====== INFORMATION SHOWN

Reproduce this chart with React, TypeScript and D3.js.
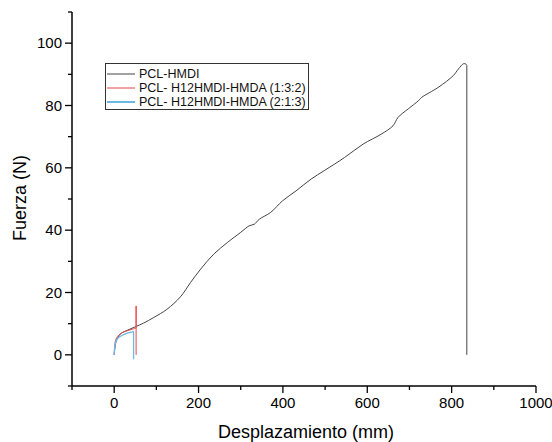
import React from "react";
import * as d3 from "d3";

// PCL-HMDI
const hmdiX = [0, 2, 5, 10, 14, 20, 30, 40, 50, 70, 94, 125, 157, 181, 205, 236, 268, 300, 320, 332, 344, 371, 399, 431, 467, 498, 546, 590, 633, 661, 673, 697, 721, 729, 768, 804, 816, 828, 834, 836, 836];
const hmdiY = [0, 2.5, 4.5, 5.8, 6.6, 7.2, 7.8, 8.4, 9.0, 10.2, 12, 14.6, 18.6, 23.2, 27.5, 32.3, 36, 39.3, 41.4, 41.9, 43.5, 45.7, 49.4, 52.6, 56.4, 59.1, 63.3, 67.6, 70.8, 73.5, 76.2, 78.9, 81.5, 82.6, 85.8, 89.6, 91.7, 93.4, 93.3, 92.8, 0];

// PCL- H12HMDI-HMDA (1:3:2)
const r132X = [0, 1, 3, 6, 10, 18, 28, 40, 50, 52, 52, 52];
const r132Y = [0, 2.5, 4.5, 5.5, 6.2, 7.0, 7.6, 8.1, 8.5, 8.6, 15.7, 0];

// PCL- H12HMDI-HMDA (2:1:3)
const r213X = [0, 1, 3, 6, 10, 18, 28, 38, 46, 46];
const r213Y = [0, 2, 3.8, 4.8, 5.5, 6.2, 6.8, 7.2, 7.5, -1.4];

// how many trailing points are the vertical break (drawn straight)
const breakPoints = [1, 2, 1];

const seriesNames = ["PCL-HMDI", "PCL- H12HMDI-HMDA (1:3:2)", "PCL- H12HMDI-HMDA (2:1:3)"];
const seriesColors = ["#444444", "#e8474a", "#6cb8e6"];

const xTicks = [0, 200, 400, 600, 800, 1000];
const xMinor = [-100, 100, 300, 500, 700, 900];
const yTicks = [0, 20, 40, 60, 80, 100];
const yMinor = [-10, 10, 30, 50, 70, 90, 110];

const W = 552;
const H = 442;
const font = "Arial, 'Liberation Sans', sans-serif";

export default function App() {
  const x = d3.scaleLinear().domain([-100, 1000]).range([72, 536]);
  const y = d3.scaleLinear().domain([-10, 110]).range([386, 12]);
  const smooth = d3
    .line<[number, number]>()
    .x(d => x(d[0]))
    .y(d => y(d[1]))
    .curve(d3.curveCatmullRom.alpha(0.5));
  const straight = d3
    .line<[number, number]>()
    .x(d => x(d[0]))
    .y(d => y(d[1]));

  const series = [
    d3.zip(hmdiX, hmdiY) as [number, number][],
    d3.zip(r132X, r132Y) as [number, number][],
    d3.zip(r213X, r213Y) as [number, number][],
  ];

  const x0 = x.range()[0];
  const yb = y.range()[0];

  return (
    <svg width={W} height={H} style={{ position: "absolute", left: 0, top: 0, background: "#fff" }} fontFamily={font}>
      {series.map((s, i) => {
        const cut = s.length - breakPoints[i];
        return (
          <g key={i} fill="none" stroke={seriesColors[i]} strokeWidth={i === 2 ? 1.3 : 1}>
            <path d={smooth(s.slice(0, cut)) || ""} />
            <path d={straight(s.slice(cut - 1)) || ""} />
          </g>
        );
      })}

      {/* y axis */}
      <line x1={x0} x2={x0} y1={y.range()[1]} y2={yb} stroke="#000" strokeWidth={1.5} />
      {yTicks.map(t => (
        <g key={t}>
          <line x1={x0 - 7} x2={x0} y1={y(t)} y2={y(t)} stroke="#000" strokeWidth={1.3} />
          <text x={x0 - 10} y={y(t)} dy="0.35em" textAnchor="end" fontSize={15}>{t}</text>
        </g>
      ))}
      {yMinor.map(t => (
        <line key={t} x1={x0 - 4} x2={x0} y1={y(t)} y2={y(t)} stroke="#000" strokeWidth={1.3} />
      ))}

      {/* x axis */}
      <line x1={x0} x2={x.range()[1]} y1={yb} y2={yb} stroke="#000" strokeWidth={1.5} />
      {xTicks.map(t => (
        <g key={t}>
          <line x1={x(t)} x2={x(t)} y1={yb} y2={yb + 7} stroke="#000" strokeWidth={1.3} />
          <text x={x(t)} y={408} textAnchor="middle" fontSize={15}>{t}</text>
        </g>
      ))}
      {xMinor.map(t => (
        <line key={t} x1={x(t)} x2={x(t)} y1={yb} y2={yb + 4} stroke="#000" strokeWidth={1.3} />
      ))}

      <text x={306} y={438} textAnchor="middle" fontSize={18}>Desplazamiento (mm)</text>
      <text transform="translate(26,198) rotate(-90)" textAnchor="middle" fontSize={18}>Fuerza (N)</text>

      {/* legend */}
      <rect x={105.5} y={63.5} width={203} height={46} fill="#fff" stroke="#333" strokeWidth={1} />
      {seriesNames.map((n, i) => {
        const ly = 74 + i * 14;
        return (
          <g key={n}>
            <line x1={107} x2={135} y1={ly} y2={ly} stroke={seriesColors[i]} strokeWidth={i === 2 ? 2 : 1} />
            <text x={139} y={ly} dy="0.35em" fontSize={12.5} fill="#111">{n}</text>
          </g>
        );
      })}
    </svg>
  );
}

============

**WHAT NEEDS TO BE DONE**
Leave the pictures out and reproduce exactly the lines from the top of the listing above through the line with "import * as".

**SOLUTION**
Reproduce this chart with React, TypeScript and D3.js.
import React from "react";
import * as d3 from "d3";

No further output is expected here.